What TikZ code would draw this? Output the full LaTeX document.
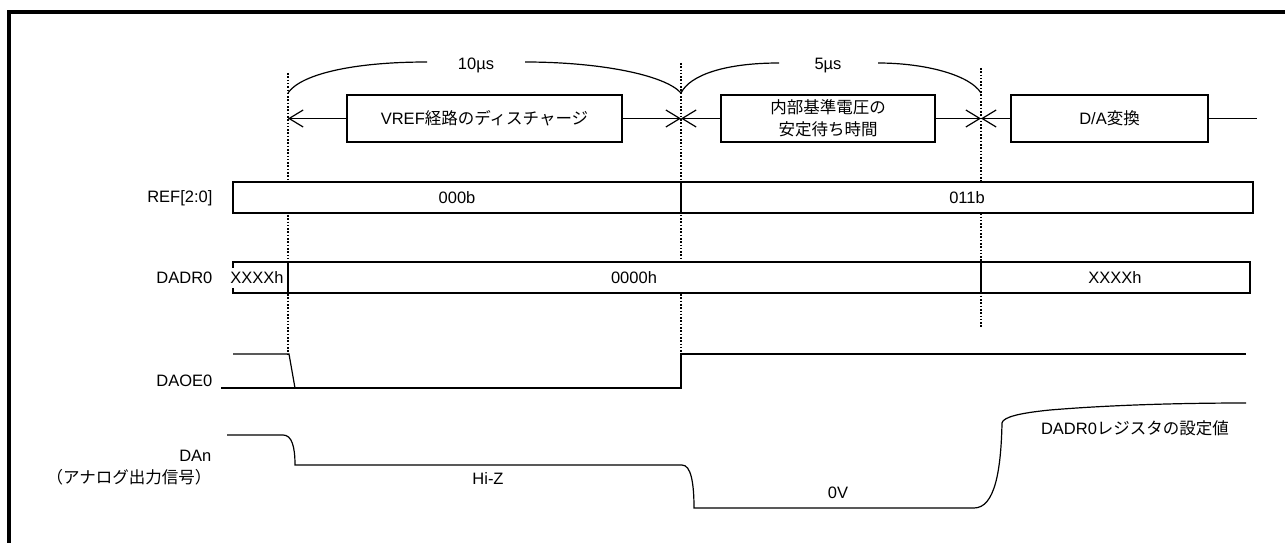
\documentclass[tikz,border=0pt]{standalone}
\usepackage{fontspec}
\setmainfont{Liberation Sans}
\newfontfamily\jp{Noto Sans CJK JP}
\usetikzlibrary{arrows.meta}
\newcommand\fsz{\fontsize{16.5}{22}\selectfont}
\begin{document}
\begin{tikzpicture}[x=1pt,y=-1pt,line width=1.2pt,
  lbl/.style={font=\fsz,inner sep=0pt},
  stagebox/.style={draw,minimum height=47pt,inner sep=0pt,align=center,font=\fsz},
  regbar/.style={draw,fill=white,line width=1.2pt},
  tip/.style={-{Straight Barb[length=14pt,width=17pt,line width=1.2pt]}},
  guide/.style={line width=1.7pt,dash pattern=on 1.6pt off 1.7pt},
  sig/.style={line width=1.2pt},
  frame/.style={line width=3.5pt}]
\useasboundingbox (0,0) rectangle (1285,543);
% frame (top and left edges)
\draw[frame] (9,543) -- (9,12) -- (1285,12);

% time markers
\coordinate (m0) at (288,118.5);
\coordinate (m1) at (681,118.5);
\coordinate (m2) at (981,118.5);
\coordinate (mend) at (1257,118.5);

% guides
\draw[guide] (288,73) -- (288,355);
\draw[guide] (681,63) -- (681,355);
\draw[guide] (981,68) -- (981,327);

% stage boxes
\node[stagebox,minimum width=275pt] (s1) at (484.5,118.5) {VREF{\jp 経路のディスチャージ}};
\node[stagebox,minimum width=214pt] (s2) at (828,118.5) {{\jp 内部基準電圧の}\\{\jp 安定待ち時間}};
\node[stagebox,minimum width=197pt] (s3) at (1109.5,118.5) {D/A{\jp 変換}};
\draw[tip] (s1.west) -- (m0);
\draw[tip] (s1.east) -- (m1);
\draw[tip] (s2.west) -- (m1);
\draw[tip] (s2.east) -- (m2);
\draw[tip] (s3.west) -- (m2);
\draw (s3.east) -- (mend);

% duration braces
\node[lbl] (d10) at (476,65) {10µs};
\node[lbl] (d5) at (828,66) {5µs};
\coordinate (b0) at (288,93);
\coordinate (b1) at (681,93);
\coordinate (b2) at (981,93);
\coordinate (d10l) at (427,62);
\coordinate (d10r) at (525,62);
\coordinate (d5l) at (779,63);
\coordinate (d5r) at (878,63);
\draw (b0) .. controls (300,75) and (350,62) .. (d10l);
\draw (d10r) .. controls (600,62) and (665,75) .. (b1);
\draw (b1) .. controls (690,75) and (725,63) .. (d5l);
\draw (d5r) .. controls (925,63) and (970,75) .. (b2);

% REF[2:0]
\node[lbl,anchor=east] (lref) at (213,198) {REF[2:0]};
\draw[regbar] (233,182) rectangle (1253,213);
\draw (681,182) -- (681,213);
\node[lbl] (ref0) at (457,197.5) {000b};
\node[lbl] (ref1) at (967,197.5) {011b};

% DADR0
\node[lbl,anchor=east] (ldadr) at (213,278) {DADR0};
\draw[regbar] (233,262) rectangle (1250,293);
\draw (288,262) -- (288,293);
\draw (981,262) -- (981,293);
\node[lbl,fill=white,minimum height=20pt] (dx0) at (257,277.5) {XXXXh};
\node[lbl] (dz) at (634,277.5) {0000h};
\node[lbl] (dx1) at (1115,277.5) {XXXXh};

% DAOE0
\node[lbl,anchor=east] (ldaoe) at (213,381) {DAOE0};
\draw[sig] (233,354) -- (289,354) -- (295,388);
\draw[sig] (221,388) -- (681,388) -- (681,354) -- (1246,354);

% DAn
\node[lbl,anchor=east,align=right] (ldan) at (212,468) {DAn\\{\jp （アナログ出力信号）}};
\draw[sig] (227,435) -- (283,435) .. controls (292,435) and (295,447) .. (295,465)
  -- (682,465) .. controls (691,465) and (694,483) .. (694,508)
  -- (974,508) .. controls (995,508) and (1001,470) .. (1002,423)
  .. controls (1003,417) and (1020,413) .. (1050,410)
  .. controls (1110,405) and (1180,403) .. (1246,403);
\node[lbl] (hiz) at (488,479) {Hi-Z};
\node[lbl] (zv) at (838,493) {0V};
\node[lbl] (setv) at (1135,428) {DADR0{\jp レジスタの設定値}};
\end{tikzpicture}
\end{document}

****************

## Do this
Only the lines from the top of the data through the line with "(s3.east) -- (mend);" should be quoted, exactly and with both ends kept; skip the pictures.

## Output of the exercise
What TikZ code would draw this? Output the full LaTeX document.
\documentclass[tikz,border=0pt]{standalone}
\usepackage{fontspec}
\setmainfont{Liberation Sans}
\newfontfamily\jp{Noto Sans CJK JP}
\usetikzlibrary{arrows.meta}
\newcommand\fsz{\fontsize{16.5}{22}\selectfont}
\begin{document}
\begin{tikzpicture}[x=1pt,y=-1pt,line width=1.2pt,
  lbl/.style={font=\fsz,inner sep=0pt},
  stagebox/.style={draw,minimum height=47pt,inner sep=0pt,align=center,font=\fsz},
  regbar/.style={draw,fill=white,line width=1.2pt},
  tip/.style={-{Straight Barb[length=14pt,width=17pt,line width=1.2pt]}},
  guide/.style={line width=1.7pt,dash pattern=on 1.6pt off 1.7pt},
  sig/.style={line width=1.2pt},
  frame/.style={line width=3.5pt}]
\useasboundingbox (0,0) rectangle (1285,543);
% frame (top and left edges)
\draw[frame] (9,543) -- (9,12) -- (1285,12);

% time markers
\coordinate (m0) at (288,118.5);
\coordinate (m1) at (681,118.5);
\coordinate (m2) at (981,118.5);
\coordinate (mend) at (1257,118.5);

% guides
\draw[guide] (288,73) -- (288,355);
\draw[guide] (681,63) -- (681,355);
\draw[guide] (981,68) -- (981,327);

% stage boxes
\node[stagebox,minimum width=275pt] (s1) at (484.5,118.5) {VREF{\jp 経路のディスチャージ}};
\node[stagebox,minimum width=214pt] (s2) at (828,118.5) {{\jp 内部基準電圧の}\\{\jp 安定待ち時間}};
\node[stagebox,minimum width=197pt] (s3) at (1109.5,118.5) {D/A{\jp 変換}};
\draw[tip] (s1.west) -- (m0);
\draw[tip] (s1.east) -- (m1);
\draw[tip] (s2.west) -- (m1);
\draw[tip] (s2.east) -- (m2);
\draw[tip] (s3.west) -- (m2);
\draw (s3.east) -- (mend);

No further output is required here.